- What you are asked to do:
Without including any images, repeat the data exactly.

◆ ◆ ◆

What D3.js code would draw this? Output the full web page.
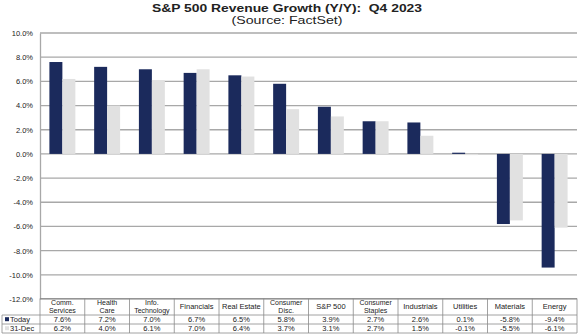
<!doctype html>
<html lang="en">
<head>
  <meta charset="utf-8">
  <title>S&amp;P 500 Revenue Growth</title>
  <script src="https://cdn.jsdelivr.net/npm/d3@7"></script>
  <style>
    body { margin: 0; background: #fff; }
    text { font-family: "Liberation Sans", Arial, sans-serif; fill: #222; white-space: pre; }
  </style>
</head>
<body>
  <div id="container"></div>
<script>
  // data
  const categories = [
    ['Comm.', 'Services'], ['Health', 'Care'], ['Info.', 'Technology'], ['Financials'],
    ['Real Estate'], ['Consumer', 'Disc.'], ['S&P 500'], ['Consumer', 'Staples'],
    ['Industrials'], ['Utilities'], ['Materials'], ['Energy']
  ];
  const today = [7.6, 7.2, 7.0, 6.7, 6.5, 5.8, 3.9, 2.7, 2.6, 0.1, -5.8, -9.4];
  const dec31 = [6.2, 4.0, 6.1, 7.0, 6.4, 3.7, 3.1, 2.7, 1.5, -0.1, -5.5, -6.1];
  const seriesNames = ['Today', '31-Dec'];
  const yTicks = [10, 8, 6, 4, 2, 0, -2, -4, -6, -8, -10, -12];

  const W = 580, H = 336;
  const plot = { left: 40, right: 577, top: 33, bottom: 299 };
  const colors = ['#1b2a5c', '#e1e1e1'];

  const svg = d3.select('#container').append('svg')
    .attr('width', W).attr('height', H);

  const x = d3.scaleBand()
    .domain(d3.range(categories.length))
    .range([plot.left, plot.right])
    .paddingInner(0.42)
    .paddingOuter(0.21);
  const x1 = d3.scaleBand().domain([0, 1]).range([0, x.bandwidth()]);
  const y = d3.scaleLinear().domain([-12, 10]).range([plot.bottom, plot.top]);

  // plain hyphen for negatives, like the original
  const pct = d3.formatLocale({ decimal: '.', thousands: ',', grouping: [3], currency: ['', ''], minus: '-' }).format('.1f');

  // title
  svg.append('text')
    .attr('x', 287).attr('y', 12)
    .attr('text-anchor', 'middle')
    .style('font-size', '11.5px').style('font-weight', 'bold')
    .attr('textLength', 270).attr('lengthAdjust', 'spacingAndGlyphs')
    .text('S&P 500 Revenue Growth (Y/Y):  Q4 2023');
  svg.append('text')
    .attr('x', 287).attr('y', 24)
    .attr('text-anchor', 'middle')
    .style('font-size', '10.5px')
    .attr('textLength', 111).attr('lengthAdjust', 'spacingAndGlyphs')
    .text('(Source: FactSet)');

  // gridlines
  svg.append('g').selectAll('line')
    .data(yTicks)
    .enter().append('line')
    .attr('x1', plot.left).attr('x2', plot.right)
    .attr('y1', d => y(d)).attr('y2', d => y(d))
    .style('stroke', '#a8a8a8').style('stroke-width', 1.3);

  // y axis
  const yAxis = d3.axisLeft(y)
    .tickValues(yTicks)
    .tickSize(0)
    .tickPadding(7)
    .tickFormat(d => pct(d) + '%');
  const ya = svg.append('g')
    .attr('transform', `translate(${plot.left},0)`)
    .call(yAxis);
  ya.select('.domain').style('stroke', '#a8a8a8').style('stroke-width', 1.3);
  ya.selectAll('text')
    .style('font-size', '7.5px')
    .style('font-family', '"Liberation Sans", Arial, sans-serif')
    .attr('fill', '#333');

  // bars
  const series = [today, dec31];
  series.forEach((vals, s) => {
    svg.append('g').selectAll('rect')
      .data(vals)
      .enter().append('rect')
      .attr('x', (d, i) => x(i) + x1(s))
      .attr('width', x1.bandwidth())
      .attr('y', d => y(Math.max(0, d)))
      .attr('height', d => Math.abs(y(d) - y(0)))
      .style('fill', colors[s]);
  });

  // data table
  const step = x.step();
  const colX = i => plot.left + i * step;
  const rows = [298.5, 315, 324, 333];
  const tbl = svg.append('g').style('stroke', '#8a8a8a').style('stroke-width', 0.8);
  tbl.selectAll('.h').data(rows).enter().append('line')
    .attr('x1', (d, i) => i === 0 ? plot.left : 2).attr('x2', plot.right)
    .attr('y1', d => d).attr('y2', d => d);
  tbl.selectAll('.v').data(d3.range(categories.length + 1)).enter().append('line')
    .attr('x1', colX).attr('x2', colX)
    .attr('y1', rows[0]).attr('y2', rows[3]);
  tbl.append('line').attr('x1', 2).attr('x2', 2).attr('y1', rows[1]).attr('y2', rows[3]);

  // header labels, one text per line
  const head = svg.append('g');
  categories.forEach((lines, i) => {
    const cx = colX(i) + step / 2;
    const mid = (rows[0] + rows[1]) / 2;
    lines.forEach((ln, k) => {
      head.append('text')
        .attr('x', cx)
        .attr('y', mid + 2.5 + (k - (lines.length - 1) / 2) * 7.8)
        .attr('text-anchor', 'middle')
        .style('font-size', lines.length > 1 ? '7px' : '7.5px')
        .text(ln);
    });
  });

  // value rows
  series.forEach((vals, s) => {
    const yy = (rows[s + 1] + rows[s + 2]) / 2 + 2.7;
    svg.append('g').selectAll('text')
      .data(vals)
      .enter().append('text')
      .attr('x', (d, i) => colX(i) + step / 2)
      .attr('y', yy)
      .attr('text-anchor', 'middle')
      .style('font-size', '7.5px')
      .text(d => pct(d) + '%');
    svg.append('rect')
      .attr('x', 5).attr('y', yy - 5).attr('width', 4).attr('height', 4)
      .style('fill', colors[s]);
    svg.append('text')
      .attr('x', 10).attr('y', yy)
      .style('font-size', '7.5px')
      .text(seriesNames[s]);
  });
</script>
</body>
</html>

◆ ◆ ◆

- Response:
What D3.js code would draw this? Output the full web page.
<!doctype html>
<html lang="en">
<head>
  <meta charset="utf-8">
  <title>S&amp;P 500 Revenue Growth</title>
  <script src="https://cdn.jsdelivr.net/npm/d3@7"></script>
  <style>
    body { margin: 0; background: #fff; }
    text { font-family: "Liberation Sans", Arial, sans-serif; fill: #222; white-space: pre; }
  </style>
</head>
<body>
  <div id="container"></div>
<script>
  // data
  const categories = [
    ['Comm.', 'Services'], ['Health', 'Care'], ['Info.', 'Technology'], ['Financials'],
    ['Real Estate'], ['Consumer', 'Disc.'], ['S&P 500'], ['Consumer', 'Staples'],
    ['Industrials'], ['Utilities'], ['Materials'], ['Energy']
  ];
  const today = [7.6, 7.2, 7.0, 6.7, 6.5, 5.8, 3.9, 2.7, 2.6, 0.1, -5.8, -9.4];
  const dec31 = [6.2, 4.0, 6.1, 7.0, 6.4, 3.7, 3.1, 2.7, 1.5, -0.1, -5.5, -6.1];
  const seriesNames = ['Today', '31-Dec'];
  const yTicks = [10, 8, 6, 4, 2, 0, -2, -4, -6, -8, -10, -12];

  const W = 580, H = 336;
  const plot = { left: 40, right: 577, top: 33, bottom: 299 };
  const colors = ['#1b2a5c', '#e1e1e1'];

  const svg = d3.select('#container').append('svg')
    .attr('width', W).attr('height', H);

  const x = d3.scaleBand()
    .domain(d3.range(categories.length))
    .range([plot.left, plot.right])
    .paddingInner(0.42)
    .paddingOuter(0.21);
  const x1 = d3.scaleBand().domain([0, 1]).range([0, x.bandwidth()]);
  const y = d3.scaleLinear().domain([-12, 10]).range([plot.bottom, plot.top]);

  // plain hyphen for negatives, like the original
  const pct = d3.formatLocale({ decimal: '.', thousands: ',', grouping: [3], currency: ['', ''], minus: '-' }).format('.1f');

  // title
  svg.append('text')
    .attr('x', 287).attr('y', 12)
    .attr('text-anchor', 'middle')
    .style('font-size', '11.5px').style('font-weight', 'bold')
    .attr('textLength', 270).attr('lengthAdjust', 'spacingAndGlyphs')
    .text('S&P 500 Revenue Growth (Y/Y):  Q4 2023');
  svg.append('text')
    .attr('x', 287).attr('y', 24)
    .attr('text-anchor', 'middle')
    .style('font-size', '10.5px')
    .attr('textLength', 111).attr('lengthAdjust', 'spacingAndGlyphs')
    .text('(Source: FactSet)');

  // gridlines
  svg.append('g').selectAll('line')
    .data(yTicks)
    .enter().append('line')
    .attr('x1', plot.left).attr('x2', plot.right)
    .attr('y1', d => y(d)).attr('y2', d => y(d))
    .style('stroke', '#a8a8a8').style('stroke-width', 1.3);

  // y axis
  const yAxis = d3.axisLeft(y)
    .tickValues(yTicks)
    .tickSize(0)
    .tickPadding(7)
    .tickFormat(d => pct(d) + '%');
  const ya = svg.append('g')
    .attr('transform', `translate(${plot.left},0)`)
    .call(yAxis);
  ya.select('.domain').style('stroke', '#a8a8a8').style('stroke-width', 1.3);
  ya.selectAll('text')
    .style('font-size', '7.5px')
    .style('font-family', '"Liberation Sans", Arial, sans-serif')
    .attr('fill', '#333');

  // bars
  const series = [today, dec31];
  series.forEach((vals, s) => {
    svg.append('g').selectAll('rect')
      .data(vals)
      .enter().append('rect')
      .attr('x', (d, i) => x(i) + x1(s))
      .attr('width', x1.bandwidth())
      .attr('y', d => y(Math.max(0, d)))
      .attr('height', d => Math.abs(y(d) - y(0)))
      .style('fill', colors[s]);
  });

  // data table
  const step = x.step();
  const colX = i => plot.left + i * step;
  const rows = [298.5, 315, 324, 333];
  const tbl = svg.append('g').style('stroke', '#8a8a8a').style('stroke-width', 0.8);
  tbl.selectAll('.h').data(rows).enter().append('line')
    .attr('x1', (d, i) => i === 0 ? plot.left : 2).attr('x2', plot.right)
    .attr('y1', d => d).attr('y2', d => d);
  tbl.selectAll('.v').data(d3.range(categories.length + 1)).enter().append('line')
    .attr('x1', colX).attr('x2', colX)
    .attr('y1', rows[0]).attr('y2', rows[3]);
  tbl.append('line').attr('x1', 2).attr('x2', 2).attr('y1', rows[1]).attr('y2', rows[3]);

  // header labels, one text per line
  const head = svg.append('g');
  categories.forEach((lines, i) => {
    const cx = colX(i) + step / 2;
    const mid = (rows[0] + rows[1]) / 2;
    lines.forEach((ln, k) => {
      head.append('text')
        .attr('x', cx)
        .attr('y', mid + 2.5 + (k - (lines.length - 1) / 2) * 7.8)
        .attr('text-anchor', 'middle')
        .style('font-size', lines.length > 1 ? '7px' : '7.5px')
        .text(ln);
    });
  });

  // value rows
  series.forEach((vals, s) => {
    const yy = (rows[s + 1] + rows[s + 2]) / 2 + 2.7;
    svg.append('g').selectAll('text')
      .data(vals)
      .enter().append('text')
      .attr('x', (d, i) => colX(i) + step / 2)
      .attr('y', yy)
      .attr('text-anchor', 'middle')
      .style('font-size', '7.5px')
      .text(d => pct(d) + '%');
    svg.append('rect')
      .attr('x', 5).attr('y', yy - 5).attr('width', 4).attr('height', 4)
      .style('fill', colors[s]);
    svg.append('text')
      .attr('x', 10).attr('y', yy)
      .style('font-size', '7.5px')
      .text(seriesNames[s]);
  });
</script>
</body>
</html>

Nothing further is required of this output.